Extract, in full, the lines below, beginning at the first and ending with the line that contains "Chart.register(...registerables);". Pictures do not belong in the copy.

* [Data]:
* START *
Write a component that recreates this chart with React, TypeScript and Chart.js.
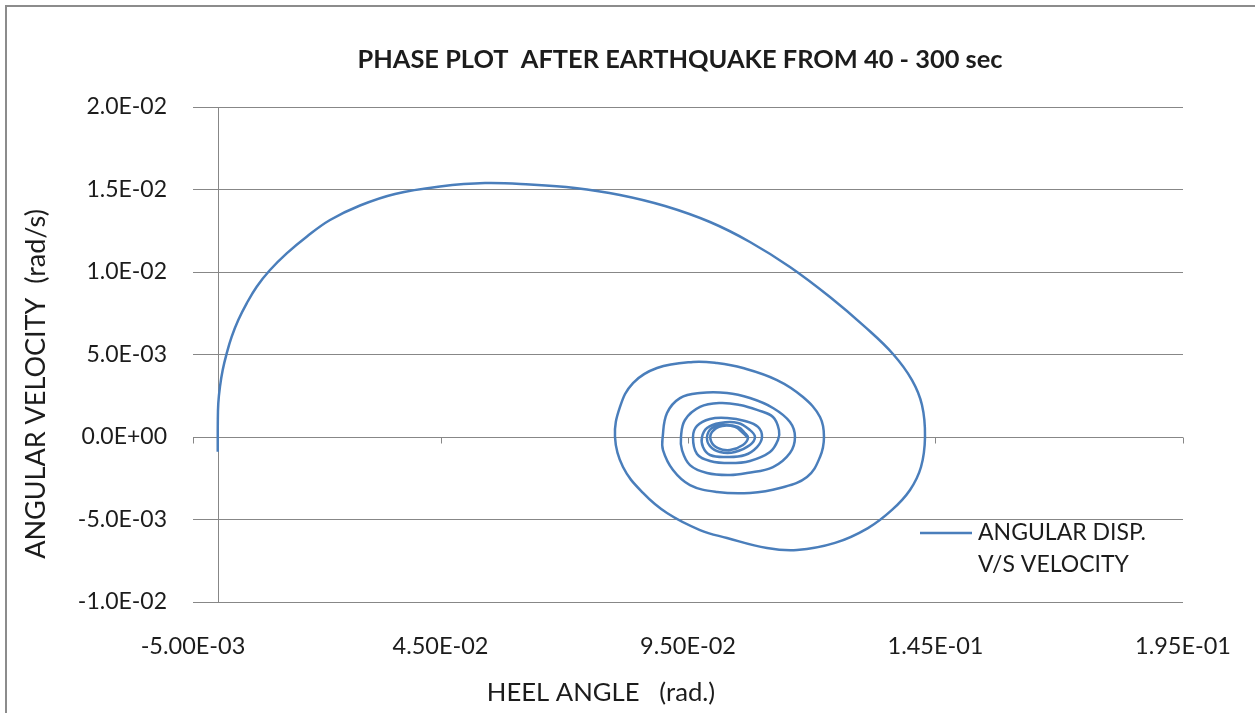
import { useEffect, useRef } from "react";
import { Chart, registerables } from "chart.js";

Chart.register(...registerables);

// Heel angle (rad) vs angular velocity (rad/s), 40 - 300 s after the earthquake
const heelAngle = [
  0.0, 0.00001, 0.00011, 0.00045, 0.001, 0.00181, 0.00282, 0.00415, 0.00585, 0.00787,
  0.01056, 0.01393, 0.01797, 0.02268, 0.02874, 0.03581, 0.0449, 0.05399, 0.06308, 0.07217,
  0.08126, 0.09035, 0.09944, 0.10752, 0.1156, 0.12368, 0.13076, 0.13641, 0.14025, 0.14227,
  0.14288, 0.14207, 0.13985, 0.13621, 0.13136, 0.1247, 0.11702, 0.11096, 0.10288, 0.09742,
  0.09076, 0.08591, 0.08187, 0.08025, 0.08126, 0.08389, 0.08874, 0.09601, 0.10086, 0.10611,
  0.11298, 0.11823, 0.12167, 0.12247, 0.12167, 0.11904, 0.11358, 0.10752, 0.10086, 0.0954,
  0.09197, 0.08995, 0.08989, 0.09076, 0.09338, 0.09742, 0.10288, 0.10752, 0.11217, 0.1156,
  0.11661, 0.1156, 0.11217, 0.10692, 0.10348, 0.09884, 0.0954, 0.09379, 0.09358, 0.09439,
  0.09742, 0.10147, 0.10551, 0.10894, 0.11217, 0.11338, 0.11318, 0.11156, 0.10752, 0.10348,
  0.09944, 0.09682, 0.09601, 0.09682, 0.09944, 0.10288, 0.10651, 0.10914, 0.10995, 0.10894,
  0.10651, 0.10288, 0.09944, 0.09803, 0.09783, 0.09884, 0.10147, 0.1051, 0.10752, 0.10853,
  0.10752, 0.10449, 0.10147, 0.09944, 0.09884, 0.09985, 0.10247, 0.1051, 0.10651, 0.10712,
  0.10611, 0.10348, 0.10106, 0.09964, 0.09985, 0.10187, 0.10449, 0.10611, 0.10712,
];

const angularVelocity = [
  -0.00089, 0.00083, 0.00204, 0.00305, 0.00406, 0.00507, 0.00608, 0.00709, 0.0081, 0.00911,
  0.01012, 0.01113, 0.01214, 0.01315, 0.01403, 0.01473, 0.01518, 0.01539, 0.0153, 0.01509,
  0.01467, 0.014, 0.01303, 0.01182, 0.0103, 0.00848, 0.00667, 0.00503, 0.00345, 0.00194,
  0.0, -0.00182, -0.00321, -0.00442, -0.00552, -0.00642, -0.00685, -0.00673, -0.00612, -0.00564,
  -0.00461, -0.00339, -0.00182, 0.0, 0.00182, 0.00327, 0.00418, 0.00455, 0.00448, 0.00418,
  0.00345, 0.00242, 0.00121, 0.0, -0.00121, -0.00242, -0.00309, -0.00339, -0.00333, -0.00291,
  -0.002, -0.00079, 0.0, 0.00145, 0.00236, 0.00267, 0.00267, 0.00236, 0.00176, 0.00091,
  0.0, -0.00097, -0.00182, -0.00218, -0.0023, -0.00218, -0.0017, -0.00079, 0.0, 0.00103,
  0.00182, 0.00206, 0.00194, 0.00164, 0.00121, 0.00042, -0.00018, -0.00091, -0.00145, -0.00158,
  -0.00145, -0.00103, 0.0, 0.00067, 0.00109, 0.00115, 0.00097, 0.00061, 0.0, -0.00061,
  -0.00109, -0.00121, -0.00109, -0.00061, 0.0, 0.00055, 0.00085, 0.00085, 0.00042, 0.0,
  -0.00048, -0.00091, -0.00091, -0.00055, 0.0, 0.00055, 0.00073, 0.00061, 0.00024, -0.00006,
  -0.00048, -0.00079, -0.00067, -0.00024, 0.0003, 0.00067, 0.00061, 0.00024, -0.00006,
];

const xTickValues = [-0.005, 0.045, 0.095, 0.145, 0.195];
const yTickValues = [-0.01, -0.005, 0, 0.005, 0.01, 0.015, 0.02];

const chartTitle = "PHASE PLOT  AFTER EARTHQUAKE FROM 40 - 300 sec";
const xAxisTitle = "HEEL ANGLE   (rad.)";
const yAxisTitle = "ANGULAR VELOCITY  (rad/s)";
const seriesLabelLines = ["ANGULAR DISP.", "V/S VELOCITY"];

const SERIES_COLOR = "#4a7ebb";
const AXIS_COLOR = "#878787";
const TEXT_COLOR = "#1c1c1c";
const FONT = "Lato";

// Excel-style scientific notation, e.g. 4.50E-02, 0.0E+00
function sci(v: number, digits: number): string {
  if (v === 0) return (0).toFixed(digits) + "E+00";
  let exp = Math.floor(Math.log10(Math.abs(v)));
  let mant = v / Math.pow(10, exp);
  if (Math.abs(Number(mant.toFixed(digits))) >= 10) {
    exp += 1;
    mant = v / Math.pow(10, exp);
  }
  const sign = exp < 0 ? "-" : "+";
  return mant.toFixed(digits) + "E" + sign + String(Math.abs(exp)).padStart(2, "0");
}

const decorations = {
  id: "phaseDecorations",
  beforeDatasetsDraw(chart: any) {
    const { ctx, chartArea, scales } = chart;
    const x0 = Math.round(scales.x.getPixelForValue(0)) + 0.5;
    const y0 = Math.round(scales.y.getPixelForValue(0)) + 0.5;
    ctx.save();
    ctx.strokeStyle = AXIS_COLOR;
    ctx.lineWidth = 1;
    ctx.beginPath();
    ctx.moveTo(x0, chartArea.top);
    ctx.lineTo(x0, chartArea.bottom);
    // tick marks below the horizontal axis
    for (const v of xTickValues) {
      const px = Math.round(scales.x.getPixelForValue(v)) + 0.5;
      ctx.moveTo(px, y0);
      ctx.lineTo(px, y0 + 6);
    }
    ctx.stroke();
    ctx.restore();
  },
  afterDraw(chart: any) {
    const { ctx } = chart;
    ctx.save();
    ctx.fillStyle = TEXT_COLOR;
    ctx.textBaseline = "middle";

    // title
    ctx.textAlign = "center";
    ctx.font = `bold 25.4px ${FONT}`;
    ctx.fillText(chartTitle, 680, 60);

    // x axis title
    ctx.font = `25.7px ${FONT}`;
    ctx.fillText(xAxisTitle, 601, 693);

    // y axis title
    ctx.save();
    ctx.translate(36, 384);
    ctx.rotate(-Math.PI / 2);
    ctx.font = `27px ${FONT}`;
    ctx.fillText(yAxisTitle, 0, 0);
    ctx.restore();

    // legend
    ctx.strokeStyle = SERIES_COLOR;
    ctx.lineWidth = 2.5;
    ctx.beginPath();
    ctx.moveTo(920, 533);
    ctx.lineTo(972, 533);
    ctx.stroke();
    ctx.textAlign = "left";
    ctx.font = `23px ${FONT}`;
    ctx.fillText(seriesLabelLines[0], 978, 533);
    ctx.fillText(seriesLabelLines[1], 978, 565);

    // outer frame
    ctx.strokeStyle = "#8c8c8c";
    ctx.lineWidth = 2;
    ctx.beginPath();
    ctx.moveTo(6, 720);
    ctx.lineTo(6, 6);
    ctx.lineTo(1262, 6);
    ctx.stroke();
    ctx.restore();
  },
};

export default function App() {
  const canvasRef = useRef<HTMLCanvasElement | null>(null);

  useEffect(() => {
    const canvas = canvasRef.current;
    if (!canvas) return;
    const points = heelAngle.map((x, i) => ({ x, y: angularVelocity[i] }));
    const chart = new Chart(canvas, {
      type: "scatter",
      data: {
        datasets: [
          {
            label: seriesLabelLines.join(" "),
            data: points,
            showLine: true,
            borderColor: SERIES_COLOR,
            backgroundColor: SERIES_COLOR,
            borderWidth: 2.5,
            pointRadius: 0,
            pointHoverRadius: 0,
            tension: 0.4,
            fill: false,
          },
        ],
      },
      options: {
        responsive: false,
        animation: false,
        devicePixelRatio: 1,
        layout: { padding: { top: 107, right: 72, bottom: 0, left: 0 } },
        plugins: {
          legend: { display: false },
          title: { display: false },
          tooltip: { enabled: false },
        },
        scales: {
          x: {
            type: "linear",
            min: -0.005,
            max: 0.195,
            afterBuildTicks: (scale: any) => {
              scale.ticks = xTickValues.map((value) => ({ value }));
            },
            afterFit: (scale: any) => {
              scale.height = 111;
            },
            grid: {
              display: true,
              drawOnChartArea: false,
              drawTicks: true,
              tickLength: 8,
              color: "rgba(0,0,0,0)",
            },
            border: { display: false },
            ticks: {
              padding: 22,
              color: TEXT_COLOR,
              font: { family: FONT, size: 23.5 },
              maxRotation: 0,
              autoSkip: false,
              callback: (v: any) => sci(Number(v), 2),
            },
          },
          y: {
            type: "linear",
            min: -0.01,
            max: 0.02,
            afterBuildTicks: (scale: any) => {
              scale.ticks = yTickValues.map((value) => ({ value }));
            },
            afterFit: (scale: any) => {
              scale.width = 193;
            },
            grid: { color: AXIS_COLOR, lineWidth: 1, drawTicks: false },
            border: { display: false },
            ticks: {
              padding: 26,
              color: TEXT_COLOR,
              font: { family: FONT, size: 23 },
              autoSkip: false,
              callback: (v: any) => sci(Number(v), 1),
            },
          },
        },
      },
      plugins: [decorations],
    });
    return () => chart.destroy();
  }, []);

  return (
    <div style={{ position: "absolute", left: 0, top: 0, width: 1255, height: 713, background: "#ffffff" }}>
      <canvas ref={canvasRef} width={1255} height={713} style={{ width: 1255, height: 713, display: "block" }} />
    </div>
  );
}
* END *
* [Result for this task]:
Write a component that recreates this chart with React, TypeScript and Chart.js.
import { useEffect, useRef } from "react";
import { Chart, registerables } from "chart.js";

Chart.register(...registerables);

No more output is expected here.